─── Given data
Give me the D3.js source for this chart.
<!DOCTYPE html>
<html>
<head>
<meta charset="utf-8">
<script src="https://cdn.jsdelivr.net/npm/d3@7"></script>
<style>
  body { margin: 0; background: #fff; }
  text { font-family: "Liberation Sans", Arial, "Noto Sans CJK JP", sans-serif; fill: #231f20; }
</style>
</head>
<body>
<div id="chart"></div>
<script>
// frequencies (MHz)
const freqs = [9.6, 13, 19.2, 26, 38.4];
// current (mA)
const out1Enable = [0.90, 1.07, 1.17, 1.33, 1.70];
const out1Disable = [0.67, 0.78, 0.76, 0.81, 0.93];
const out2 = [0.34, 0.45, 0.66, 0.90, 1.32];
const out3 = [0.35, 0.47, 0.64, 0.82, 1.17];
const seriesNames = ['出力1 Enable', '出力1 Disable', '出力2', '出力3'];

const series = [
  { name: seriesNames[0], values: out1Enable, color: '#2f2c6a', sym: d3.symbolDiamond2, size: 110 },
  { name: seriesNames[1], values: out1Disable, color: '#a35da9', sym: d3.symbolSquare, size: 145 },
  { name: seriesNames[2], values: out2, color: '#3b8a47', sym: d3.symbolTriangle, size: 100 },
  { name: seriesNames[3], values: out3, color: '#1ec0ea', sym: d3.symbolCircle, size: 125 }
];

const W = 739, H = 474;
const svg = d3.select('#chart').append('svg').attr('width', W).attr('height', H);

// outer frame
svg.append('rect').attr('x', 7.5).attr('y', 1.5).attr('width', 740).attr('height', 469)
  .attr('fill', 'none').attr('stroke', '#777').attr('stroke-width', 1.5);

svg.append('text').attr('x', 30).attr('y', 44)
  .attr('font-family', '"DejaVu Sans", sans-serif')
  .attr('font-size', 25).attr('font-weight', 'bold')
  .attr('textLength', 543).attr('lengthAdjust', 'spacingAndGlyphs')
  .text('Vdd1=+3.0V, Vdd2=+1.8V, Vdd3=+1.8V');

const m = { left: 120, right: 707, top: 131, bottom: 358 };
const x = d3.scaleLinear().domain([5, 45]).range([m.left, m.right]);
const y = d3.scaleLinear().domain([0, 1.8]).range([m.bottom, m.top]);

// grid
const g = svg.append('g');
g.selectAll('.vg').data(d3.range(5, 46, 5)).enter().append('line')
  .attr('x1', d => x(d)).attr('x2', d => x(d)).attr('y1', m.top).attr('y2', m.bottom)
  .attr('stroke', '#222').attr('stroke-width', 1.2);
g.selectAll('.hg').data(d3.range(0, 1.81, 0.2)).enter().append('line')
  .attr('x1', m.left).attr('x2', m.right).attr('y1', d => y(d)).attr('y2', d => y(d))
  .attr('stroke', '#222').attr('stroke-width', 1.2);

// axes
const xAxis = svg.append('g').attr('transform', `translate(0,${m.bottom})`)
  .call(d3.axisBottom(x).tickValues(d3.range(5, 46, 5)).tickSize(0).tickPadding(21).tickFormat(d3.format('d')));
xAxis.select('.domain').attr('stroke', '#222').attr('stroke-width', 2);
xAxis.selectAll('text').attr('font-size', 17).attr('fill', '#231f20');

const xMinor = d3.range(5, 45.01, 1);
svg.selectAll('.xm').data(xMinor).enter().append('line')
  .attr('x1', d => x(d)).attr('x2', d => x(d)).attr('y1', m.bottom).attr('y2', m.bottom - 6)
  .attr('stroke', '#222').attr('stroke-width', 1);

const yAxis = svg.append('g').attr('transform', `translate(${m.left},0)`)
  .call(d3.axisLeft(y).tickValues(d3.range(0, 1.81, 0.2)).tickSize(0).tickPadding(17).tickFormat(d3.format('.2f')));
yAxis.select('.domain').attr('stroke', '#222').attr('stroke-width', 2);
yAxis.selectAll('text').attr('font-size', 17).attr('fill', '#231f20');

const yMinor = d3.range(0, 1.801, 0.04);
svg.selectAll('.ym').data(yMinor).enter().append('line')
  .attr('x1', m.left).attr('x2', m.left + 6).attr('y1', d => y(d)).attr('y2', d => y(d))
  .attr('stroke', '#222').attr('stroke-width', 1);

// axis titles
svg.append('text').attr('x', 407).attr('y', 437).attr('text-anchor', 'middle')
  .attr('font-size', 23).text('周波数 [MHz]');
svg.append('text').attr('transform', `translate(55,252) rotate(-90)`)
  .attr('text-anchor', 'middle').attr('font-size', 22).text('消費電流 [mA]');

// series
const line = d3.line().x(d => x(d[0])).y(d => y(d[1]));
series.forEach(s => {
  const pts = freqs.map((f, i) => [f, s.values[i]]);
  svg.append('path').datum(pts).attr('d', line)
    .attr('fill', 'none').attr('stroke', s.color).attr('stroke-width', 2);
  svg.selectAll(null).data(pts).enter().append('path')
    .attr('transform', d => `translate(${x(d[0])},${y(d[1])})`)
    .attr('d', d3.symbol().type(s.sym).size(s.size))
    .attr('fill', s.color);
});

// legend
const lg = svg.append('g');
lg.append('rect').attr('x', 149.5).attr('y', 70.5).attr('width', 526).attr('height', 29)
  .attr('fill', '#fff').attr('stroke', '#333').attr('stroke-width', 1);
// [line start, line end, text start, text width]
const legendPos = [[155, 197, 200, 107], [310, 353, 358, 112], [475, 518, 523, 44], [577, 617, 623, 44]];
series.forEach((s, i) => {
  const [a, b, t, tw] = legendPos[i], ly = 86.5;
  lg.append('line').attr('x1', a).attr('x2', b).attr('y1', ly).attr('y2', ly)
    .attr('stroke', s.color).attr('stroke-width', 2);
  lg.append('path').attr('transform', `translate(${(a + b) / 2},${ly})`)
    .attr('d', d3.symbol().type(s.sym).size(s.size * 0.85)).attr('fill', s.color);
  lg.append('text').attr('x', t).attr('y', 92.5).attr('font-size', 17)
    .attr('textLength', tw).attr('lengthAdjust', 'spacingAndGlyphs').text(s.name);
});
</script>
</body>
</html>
──────
* **Written task**
Search the lines for the string "chart" and copy every line that has it.

* **Problem solution**
Give me the D3.js source for this chart.
<div id="chart"></div>
const svg = d3.select('#chart').append('svg').attr('width', W).attr('height', H);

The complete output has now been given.